On Tuesday at the league's owners meetings in Washington, Goodell laid out the NFL competition committee's plan to propose the addition of two more teams to the current playoff format, beginning in 2015.
Here is Goodell on the proposed changes, via ESPN:
How do we continue to make sure the regular-season games are incredibly important each week, but also, how can we create more interest, and does expanding the postseason allow other teams to get into the dance with the potential of going on and winning the Super Bowl? That is a good thing for fans. It is a good thing competitively.
What has happened is our league is so competitive right now. The games are so close that it is realistic to think that a team can have a great second half, get into the playoffs and win the Super Bowl. We have seen it.
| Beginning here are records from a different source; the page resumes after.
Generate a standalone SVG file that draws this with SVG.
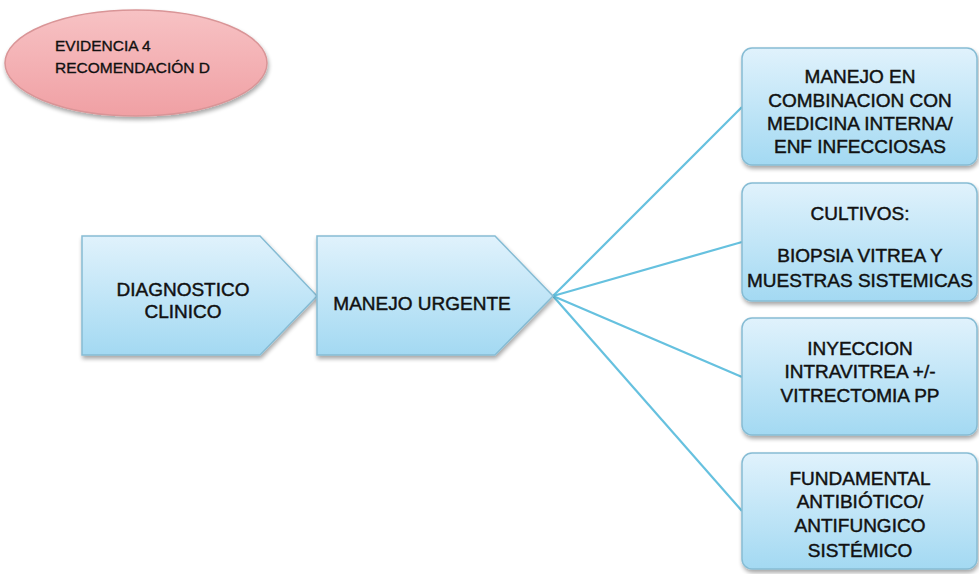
<svg xmlns="http://www.w3.org/2000/svg" width="979" height="574" viewBox="0 0 979 574">
<defs>
<linearGradient id="gBlue" x1="0" y1="0" x2="0" y2="1">
<stop offset="0" stop-color="#e0f2fc"/>
<stop offset="1" stop-color="#a3d9f2"/>
</linearGradient>
<linearGradient id="gPink" x1="0" y1="0" x2="0" y2="1">
<stop offset="0" stop-color="#f7c2c4"/>
<stop offset="1" stop-color="#f0a0a4"/>
</linearGradient>
<filter id="sh" x="-10%" y="-10%" width="130%" height="130%">
<feGaussianBlur in="SourceAlpha" stdDeviation="2"/>
<feOffset dx="1" dy="3" result="b"/>
<feComponentTransfer><feFuncA type="linear" slope="0.35"/></feComponentTransfer>
<feMerge><feMergeNode/><feMergeNode in="SourceGraphic"/></feMerge>
</filter>
</defs>
<style>
.box{fill:url(#gBlue);stroke:#86bcd4;stroke-width:1.5;filter:url(#sh)}
.ell{fill:url(#gPink);stroke:#d99597;stroke-width:1.5;filter:url(#sh)}
.t{font-family:"Liberation Sans",Arial,sans-serif;font-size:19px;fill:#111;stroke:#111;stroke-width:0.45;text-anchor:middle}
.ts{font-family:"Liberation Sans",Arial,sans-serif;font-size:15.5px;fill:#111;stroke:#111;stroke-width:0.35}
.c{stroke:#66c1df;stroke-width:2.2;fill:none}
</style>
<rect width="979" height="574" fill="#ffffff"/>
<g id="connectors">
<line class="c" x1="553" y1="296" x2="742" y2="107"/>
<line class="c" x1="553" y1="296" x2="742" y2="242"/>
<line class="c" x1="553" y1="296" x2="742" y2="377"/>
<line class="c" x1="553" y1="296" x2="742" y2="511"/>
</g>
<g id="evidencia">
<ellipse class="ell" cx="136" cy="63" rx="131" ry="53"/>
<text class="ts" x="55" y="51">EVIDENCIA 4</text>
<text class="ts" x="55" y="73">RECOMENDACIÓN D</text>
</g>
<g id="diagnostico">
<polygon class="box" points="82,236 260,236 317,296 260,355 82,355"/>
<text class="t" x="183" y="296">DIAGNOSTICO</text>
<text class="t" x="183" y="318">CLINICO</text>
</g>
<g id="manejo-urgente">
<polygon class="box" points="317,236 495,236 553,296 495,355 317,355"/>
<text class="t" x="422" y="310">MANEJO URGENTE</text>
</g>
<g id="box1">
<rect class="box" x="742" y="48" width="235" height="117" rx="10"/>
<text class="t" x="860" y="83">MANEJO EN</text>
<text class="t" x="860" y="107">COMBINACION CON</text>
<text class="t" x="860" y="130">MEDICINA INTERNA/</text>
<text class="t" x="860" y="153">ENF INFECCIOSAS</text>
</g>
<g id="box2">
<rect class="box" x="742" y="183" width="235" height="118" rx="10"/>
<text class="t" x="860" y="220">CULTIVOS:</text>
<text class="t" x="860" y="262">BIOPSIA VITREA Y</text>
<text class="t" x="860" y="287">MUESTRAS SISTEMICAS</text>
</g>
<g id="box3">
<rect class="box" x="742" y="318" width="235" height="117" rx="10"/>
<text class="t" x="860" y="355">INYECCION</text>
<text class="t" x="860" y="378">INTRAVITREA +/-</text>
<text class="t" x="860" y="402">VITRECTOMIA PP</text>
</g>
<g id="box4">
<rect class="box" x="742" y="453" width="235" height="116" rx="10"/>
<text class="t" x="860" y="485">FUNDAMENTAL</text>
<text class="t" x="860" y="508">ANTIBIÓTICO/</text>
<text class="t" x="860" y="532">ANTIFUNGICO</text>
<text class="t" x="860" y="557">SISTÉMICO</text>
</g>
</svg>
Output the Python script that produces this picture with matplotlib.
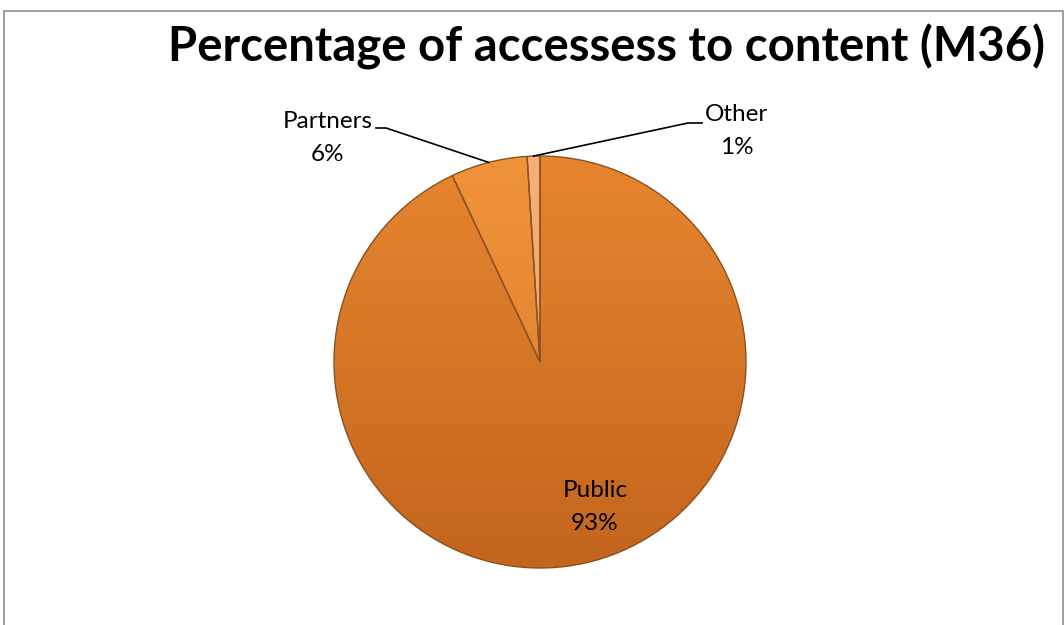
import numpy as np
import matplotlib.pyplot as plt
from matplotlib.patches import Rectangle
from matplotlib.colors import LinearSegmentedColormap

plt.rcParams['font.family'] = ['Lato', 'DejaVu Sans']

# data
labels = ['Public', 'Partners', 'Other']
values = [93, 6, 1]
pct_text = ['93%', '6%', '1%']

top_colors = ['#e8862f', '#f0943a', '#f7b07a']
bottom_colors = ['#c2641d', '#d9782a', '#ee9a5e']

W, H = 1064, 625
fig = plt.figure(figsize=(W / 100, H / 100), dpi=100)
ax = fig.add_axes([0, 0, 1, 1])
ax.set_xlim(0, W)
ax.set_ylim(0, H)
ax.set_aspect('equal')
ax.axis('off')

# chart frame
ax.add_patch(Rectangle((3.5, -5), 1059, H - 10.5 + 5, fill=False,
                       edgecolor='#8c8c8c', linewidth=1.2))

cx, cy, r = 540, 263, 206
wedges, _ = ax.pie(values, startangle=90, counterclock=False,
                   center=(cx, cy), radius=r,
                   explode=[0.012, 0.03, 0.03],
                   wedgeprops=dict(edgecolor='#8a5222', linewidth=1.0))

# vertical shading inside each slice
grad = np.linspace(0, 1, 256).reshape(-1, 1)
for w, c1, c2 in zip(wedges, top_colors, bottom_colors):
    cmap = LinearSegmentedColormap.from_list('g', [c2, c1])
    w.set_facecolor('none')
    im = ax.imshow(grad, cmap=cmap, origin='lower', aspect='auto',
                   extent=(cx - r - 10, cx + r + 10, cy - r - 10, cy + r + 10),
                   zorder=0.5)
    im.set_clip_path(w)
    w.set_zorder(1)

ax.set_xlim(0, W)
ax.set_ylim(0, H)

# title
ax.text(606, H - 47, 'Percentage of accessess to content (M36)', ha='center',
        va='center', fontsize=34, fontweight='bold', color='black')

# labels
fs = 17.5
ls = 1.68
ax.text(595, H - 507, f'{labels[0]}\n{pct_text[0]}', ha='center', va='center',
        fontsize=fs, linespacing=ls)


def edge_point(w):
    ang = np.deg2rad((w.theta1 + w.theta2) / 2)
    return w.center[0] + w.r * np.cos(ang), w.center[1] + w.r * np.sin(ang)


# Partners leader
px, py = edge_point(wedges[1])
ax.plot([376, 386, px], [H - 128, H - 128, py], color='black', linewidth=1.2)
ax.text(328, H - 138, f'{labels[1]}\n{pct_text[1]}', ha='center', va='center',
        fontsize=fs, linespacing=ls)

# Other leader
ox, oy = edge_point(wedges[2])
ax.plot([702, 688, ox], [H - 123, H - 123, oy], color='black', linewidth=1.2)
ax.text(737, H - 131, f'{labels[2]}\n{pct_text[2]}', ha='center', va='center',
        fontsize=fs, linespacing=ls)

fig.savefig('out.png', dpi=100)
He added the following details, including his acknowledgment of "scheduling issues":
First, we have to make the recommendation. It would probably be the 2015 season because there are a lot of scheduling issues in the spring of next year. I don't think we have everything resolved, including talking to the NFLPA and making sure that is done the right way.
According to Goodell, the proposed changes shouldn't affect the length of the playoffs or push the Super Bowl back on the calendar:
What we're talking about is adding two teams. So you might have three games on the first weekend, and this is probably more of the issues that need to be addressed.
How do you schedule that? Do you have three games on Saturday and three games on Sunday? Do you have two on Friday, two on Saturday and two on Sunday? Do you go into Monday? There are competitive consequences in there and television consequences.
Based on the idea of having three games on the first weekend, the format would be set up with just one team in each conference earning a bye, rather than the current system where the top two teams per conference don't play on the first weekend.
In essence, that would keep the playoff structure as a four-round system and shouldn't push the Super Bowl back any length of time.
The concern for fans will be that the quality of the postseason will be diluted with two additional teams entering the fray, or that the chase for a wild-card spot may lose some intensity if another team is guaranteed a spot in the playoffs.
On the other hand, with just one bye week up for grabs, the likelihood of teams resting their starters down the stretch will diminish.
According to the ESPN report, the preseason will thus be condensed to a three-game schedule, though Goodell said those changes would not be applied in 2014.
It's certainly been a busy week for the NFL, as Goodell also announced on Tuesday that the league would have three games in London next season, per Mark Maske of the Washington Post. The Atlanta Falcons, Oakland Raiders and Jacksonville Jaguars have been pegged as the "home teams" for those games.
With the league growing ever more popular and Goodell looking for ways to actively capitalize on the excitement, the idea of expanding the postseason will remain a huge topic for the league and its fans.